A stroke may be a life changing event for your parent but with the necessary assessment, early intervention by medical professionals and the assistance of loved ones, the after-effects and risk factors can be effectively managed and reduced.
If you're concerned about the possibility of your parent having another stroke medical jewellery may be a way of ensuring that your parent is treated quickly and that the attending physician is aware of your parent's history as well as the medications they've been taking.
Choices in aftercare
The level of care your parent needs will depend on the severity of their stroke, the area of the brain affected and the motor functions that area controls. The length of their treatment plan and rehabilitation will be determined by their GP or specialist accordingly.
Aftercare and rehabilitation for stroke survivors may extend over a few months or, in some cases, years. There are many options to choose from when it comes to the right aftercare and rehabilitation to suit your parent including:
- A specialist care home or rehabilitation residency
- Well-equipped nursing facilities
- Care at home
- Speech and language therapy
- Occupational therapy
- Psychological evaluation
- Dietetic care
- Orthoptic care
- Pharmaceutical care
A specialist care home, rehabilitation residency or nursing facility could benefit your parent as they would be able to receive fulltime attention as well as be part of an intense rehabilitation programme. Access to expertly trained staff as and when your parent needs can also be indispensable to their recovery process. For more information on aftercare click here.
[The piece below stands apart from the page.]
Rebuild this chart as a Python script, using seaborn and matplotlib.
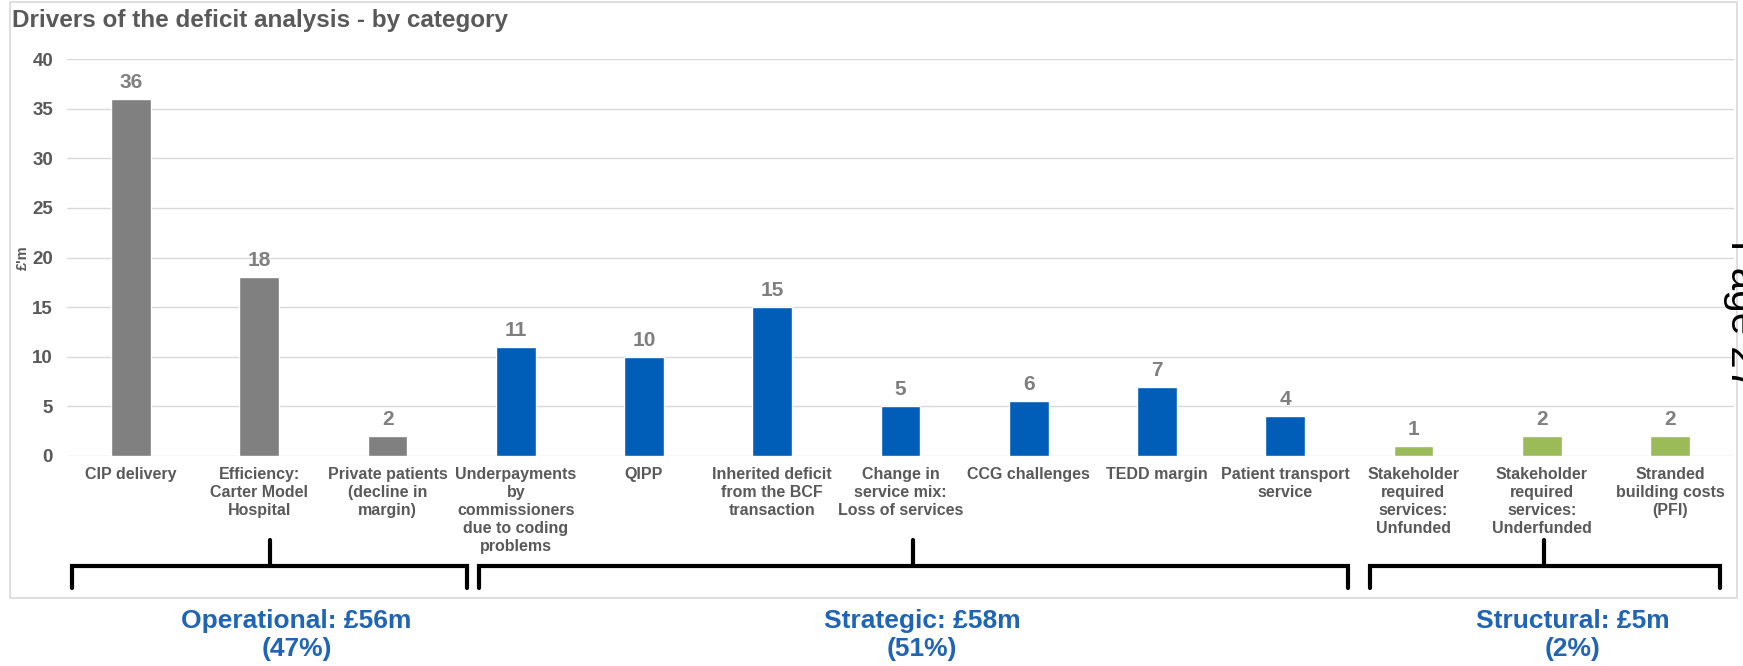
import numpy as np
import pandas as pd
import matplotlib
matplotlib.use('Agg')
import matplotlib.pyplot as plt
import matplotlib.transforms as mtransforms
from matplotlib.patches import Rectangle
import seaborn as sns

# Chart data
categories = ['CIP delivery', 'Efficiency:\nCarter Model\nHospital', 'Private patients\n(decline in\nmargin)',
              'Underpayments\nby\ncommissioners\ndue to coding\nproblems', 'QIPP',
              'Inherited deficit\nfrom the BCF\ntransaction', 'Change in\nservice mix:\nLoss of services',
              'CCG challenges', 'TEDD margin', 'Patient transport\nservice',
              'Stakeholder\nrequired\nservices:\nUnfunded', 'Stakeholder\nrequired\nservices:\nUnderfunded',
              'Stranded\nbuilding costs\n(PFI)']
values = [36, 18, 2, 11, 10, 15, 5, 5.5, 7, 4, 1, 2, 2]
groups = ['Operational'] * 3 + ['Strategic'] * 7 + ['Structural'] * 3
group_labels = ['Operational: £56m\n(47%)', 'Strategic: £58m\n(51%)', 'Structural: £5m\n(2%)']
group_colors = {'Operational': '#808080', 'Strategic': '#005EB8', 'Structural': '#9BBB59'}
y_ticks = [0, 5, 10, 15, 20, 25, 30, 35, 40]

df = pd.DataFrame({'category': categories, 'value': values, 'group': groups})

sns.set_theme(style='white')
plt.rcParams['font.family'] = ['Liberation Sans', 'DejaVu Sans']
grey_txt = '#595959'

W, H = 1743, 666
fig = plt.figure(figsize=(W / 100, H / 100), dpi=100)
ax = fig.add_axes([67 / W, 1 - 456 / H, (1734 - 67) / W, (456 - 59) / H])

sns.barplot(data=df, x='category', y='value', hue='group', palette=group_colors,
            dodge=False, width=0.31, saturation=1, legend=False, ax=ax)

for c in ax.containers:
    ax.bar_label(c, fmt='{:.0f}', padding=5, fontsize=15, fontweight='bold', color='#7F7F7F')

ax.set_ylim(0, 40)
ax.set_xlim(-0.5, len(categories) - 0.5)
ax.set_yticks(y_ticks)
ax.yaxis.grid(True, color='#D9D9D9', lw=1)
ax.set_axisbelow(True)
for s in ax.spines.values():
    s.set_visible(False)
ax.tick_params(axis='both', length=0)
ax.tick_params(axis='y', pad=10, labelsize=13.5, labelcolor=grey_txt)
ax.tick_params(axis='x', pad=8, labelsize=11.5, labelcolor=grey_txt)
for t in ax.get_yticklabels():
    t.set_fontweight('bold')
for t in ax.get_xticklabels():
    t.set_fontweight('bold')
    t.set_linespacing(1.25)
ax.set_xlabel('')
ax.set_ylabel('')

# outer frame
fig.patches.append(Rectangle((10 / W, 1 - 598 / H), 1727 / W, 596 / H, transform=fig.transFigure,
                             fill=False, edgecolor='#D9D9D9', lw=1.2))

fig.text(12 / W, 1 - 21 / H, 'Drivers of the deficit analysis - by category', fontsize=17.5,
         fontweight='bold', color=grey_txt, va='center', ha='left')
fig.text(23 / W, 1 - 258 / H, "£'m", rotation=90, fontsize=10.5, fontweight='bold', color=grey_txt,
         va='center', ha='center')

# group brackets below the axis
trans = mtransforms.blended_transform_factory(ax.transData, fig.transFigure)
spans = [(-0.46, 2.62, 1.08), (2.71, 9.49, 6.1), (9.66, 12.39, 11.02)]
label_x = [1.29, 6.17, 11.24]
y_top = 1 - 566 / H
y_end = 1 - 588 / H
y_tick = 1 - 540 / H
for (x0, x1, xm), lbl, lx in zip(spans, group_labels, label_x):
    ax.plot([x0, x0, x1, x1], [y_end, y_top, y_top, y_end], transform=trans, color='black',
            lw=3, clip_on=False, solid_joinstyle='miter')
    ax.plot([xm, xm], [y_top, y_tick], transform=trans, color='black', lw=3, clip_on=False)
    ax.text(lx, 1 - 635 / H, lbl, transform=trans, ha='center', va='center', fontsize=19,
            fontweight='bold', color='#1F64B5', linespacing=1.2)

# clipped page number at right edge
fig.text(1723 / W, 1 - 315 / H, 'Page 27', rotation=-90, fontsize=29, color='black',
         ha='left', va='center')

fig.savefig('out.png', dpi=100)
Your parent could receive aftercare at home depending on the severity of their case. If they’ve suffered a mild stroke then live-in care as well as extensive support from family could be an option.
A structured daily routine can be a good starting point when working with your parent to prevent another stroke. A routine may minimise the stroke’s after-effects as well as provide peace of mind for your parent and indeed yourself.
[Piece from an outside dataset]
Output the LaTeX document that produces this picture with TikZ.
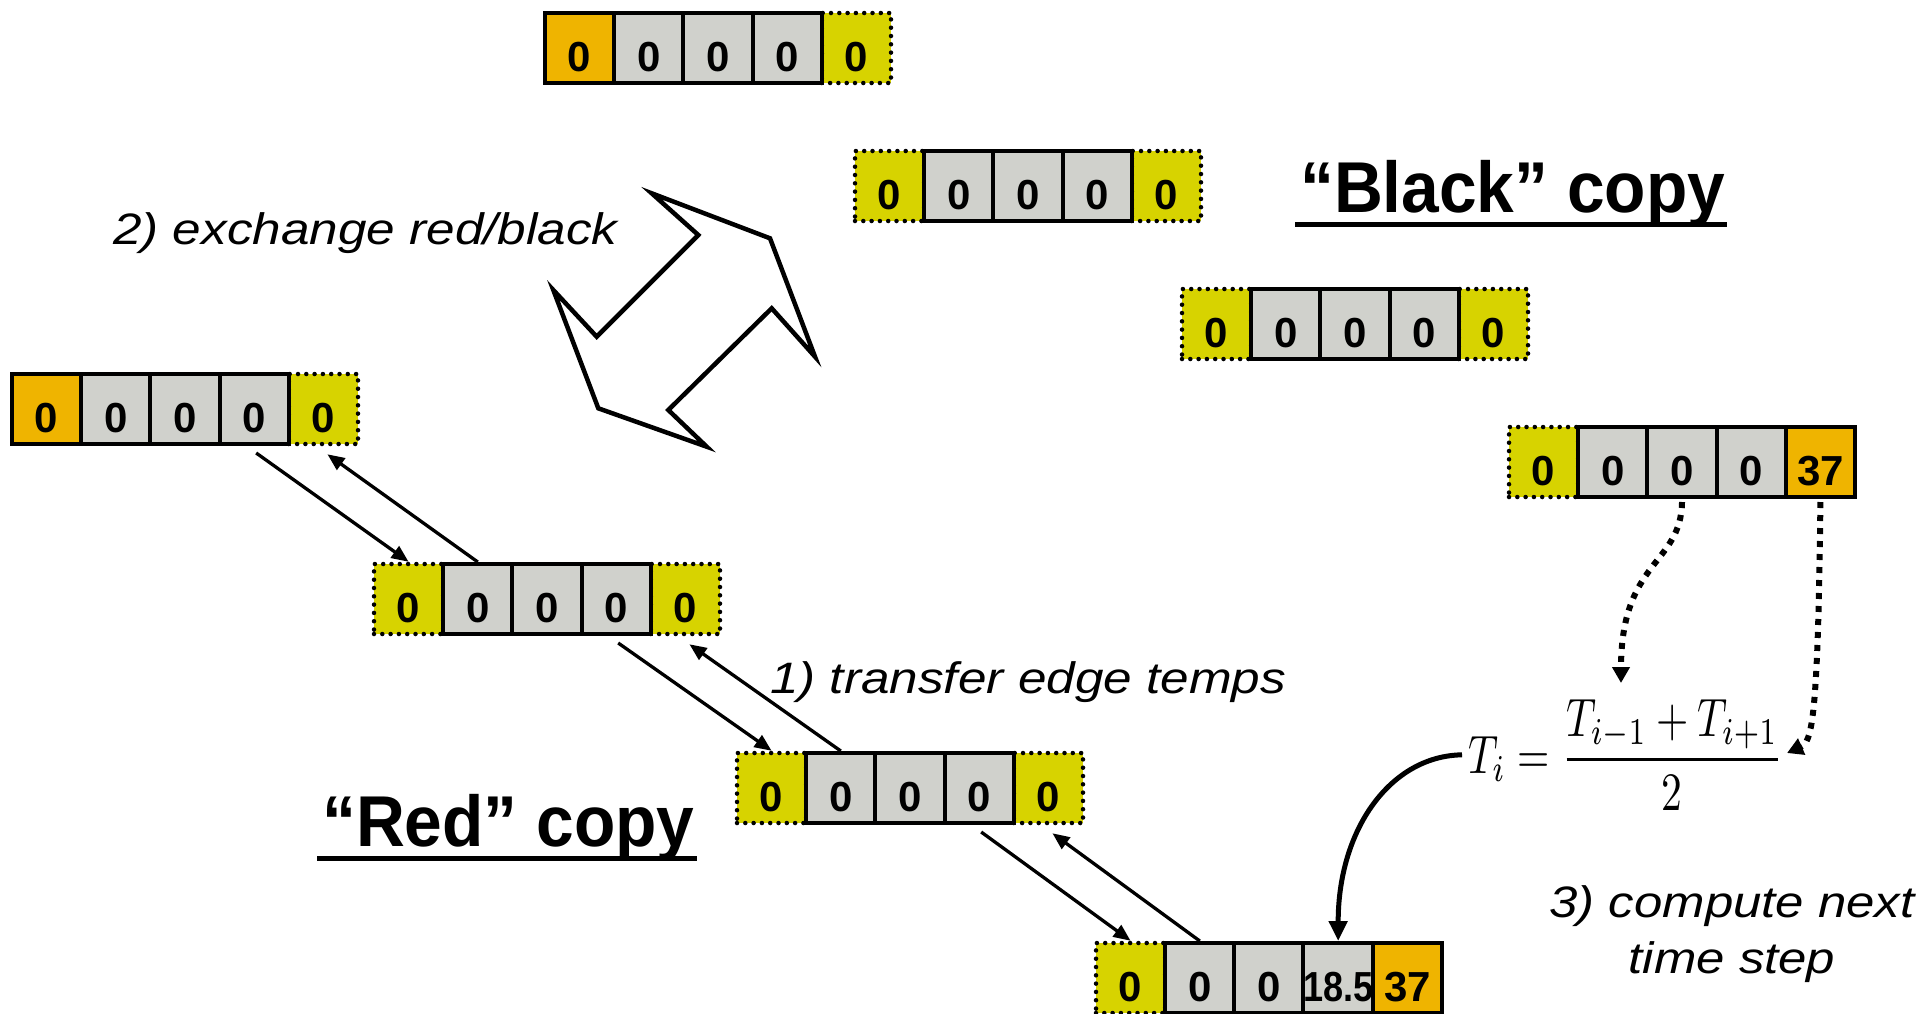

What are the lifestyle choices advised to prevent strokes?
The main risk factors that cause strokes include:
- High blood pressure
- High cholesterol
- Age 55+
Whilst many of these risks can be managed and controlled with a health conscious lifestyle, some are unfortunately beyond our and our parent’s control. The National Stroke Association has a Stroke Risk Scorecard that can help you and your parent keep track of the risk factors in their lives.
If your parent displays one or more of these risk factors, particularly in older age, it’s important that you’re both aware of the lifestyle and medical changes that can be made to reduce the risk of a stroke.